Look for continued margin strength from HIRE Technologies (HIRE Technologies Stock Quote, Chart, News, Analysts, Financials TSXV:HIRE), says Eight Capital analyst Christian Sgro, who reviewed the company’s latest quarterly report in an update to clients on Friday. Sgro stayed bullish on HIRE, reiterating his “Buy” rating and $0.75 target price, which at the time of publication represented a projected 12-month return of 83 per cent.
Toronto-based HIRE Technologies is a tech-enabled consolidator of staffing, HR consulting and IT firms using a decentralized partnership model to emphasize brand identity and independence of its assets across the still-fragmented staffing and HR space.
The company on Thursday released on its fourth quarter and year-end 2020 results, showing quarterly revenue up 13.3 per cent year-over-year to $3.3 million and an adjusted EBITDA loss of $0.3 million versus a loss of $0.8 million in Q4 2019.
HIRE said the revenue jump over the quarter was industry leading and due to strong results from new geographies and industry sectors added via acquisition, while on earnings, the better result was chalked up to improved cost structure.
For the year, HIRE’s revenue dropped five per cent from 2019 to $11.4 million and adjusted EBITDA was also down five per cent to negative $0.6 million.
HIRE’s 2020 featured three acquisitions in the Headhunters, the Kavin Group and Taylor Ryan, which collectively expanded HIRE’s operations to Western Canada while adding new industries to its portfolio. Post-Q4, HIRE also acquired remote workforce people management company Pulsify.
“Despite the fact that the human capital market faced unique challenges in 2020, HIRE was able to outperform our peer group in Q4-2020, achieving record quarterly gross profit,” said HIRE CEO Simon Dealy in the company’s fourth quarter press release.
“By leveraging our experienced management team, diversified and recurring revenue sources, and highly disciplined cost management, we have been able to achieve record profitability. The Headhunters, Kavin Group, and Taylor Ryan acquisitions expanded the company’s footprint across Canada, offering permanent placement, recurring revenue, and highly experienced management,” Dealy said.

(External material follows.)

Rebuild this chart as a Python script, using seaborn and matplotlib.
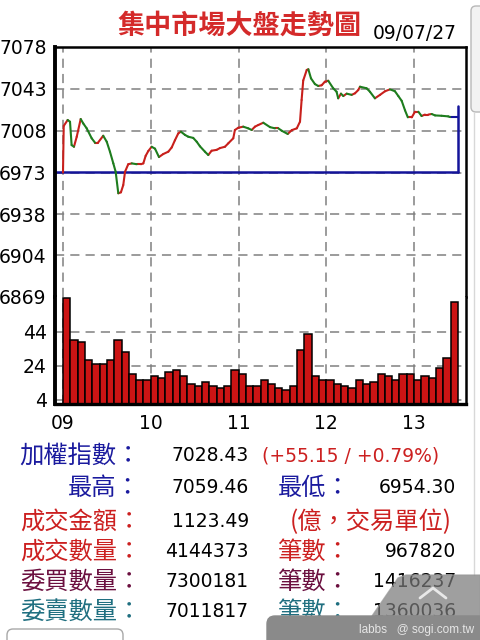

Looking at the quarter, Sgro said revenue of $3.3 million was a beat of his $3.1-million estimate, driven by sales in the recurring contract segment, while normalized gross margin of 35.9 per cent (excluding government support) turned out to be a record for HIRE. Adjusted EBITDA of negative $0.3 million was in line with Sgro’s negative $0.2 million.
Sgro said the gross margin profile of HIRE’s recent acquisitions exceeded that of the company’s core staffing business, while the company’s ability to convert contract staff to full-time placements is driving high-margin revenue opportunities, something the analyst sees as a theme through 2021 as employment and economic conditions recover post-pandemic.
“With peers reporting positive staffing industry trends into 2021, we believe HIRE is well diversified to deliver on above-industry growth all while broadening its platform. We believe HIRE is nimble enough to grow technology to be a meaningful mix of revenue over time, with Pulsify a perfect example of a SaaS add-on recently acquired without any cash outlay,” Sgro wrote.
“We have modestly increased our revenue estimates, shifting the mix more toward contract revenue given the early strength seen in The Kavin Group. We believe there is room for upside on our placement revenue estimate, where opportunities can be lumpier. We have increased our GM percentage estimates based on strength seen in Q4/20, which benefits the bottom line on a relatively unchanged opex profile,” he said.
Sgro is now calling for full 2021 revenue and adjusted EBITDA of $23.4 million and $1.2 million, respectively, and for 2022 revenue and adjusted EBITDA of $27.7 million and $2.1 million, respectively. For the upcoming Q1 2021, likely due before the end of May, Sgro said, the analyst is calling for revenue of $5.2 million and adjusted EBITDA of $0.1 million.
On the company’s balance sheet, Sgro said recent acquisitions looked to be the profitability driver throughout 2020 despite pandemic-related challenges. That scenario is a confidence booster on the company’s ability to generate cash flow this year, the analyst said. HIRE finished the fourth quarter 2020 with $0.3 million in cash and access to an additional $0.4-plus of credit.
Looking ahead, Dealy said in the Q4 press release he expects “very promising outcomes” from HIRE in 2021. Dealy said HIRE had a 117-per-cent increase in job orders in the fourth quarter and then a further 137-per-cent increase in the first quarter 2021.
“HIRE has seen a rise in the number of placements made and new clients signed, with recurring revenue sources accounting for more than 70 per cent of revenue. Our EBITDA success is boosted even further by the inclusion of our high-margin SaaS technology solutions, such as our Pulsify acquisition. All of this adds to HIRE’s excellent 2020 performance and leads to a strong start to the new fiscal year,” Dealy said.
Disclosure: HIRE Technologies is an annual sponsor of Cantech Letter and Nick Waddell owns shares of the company.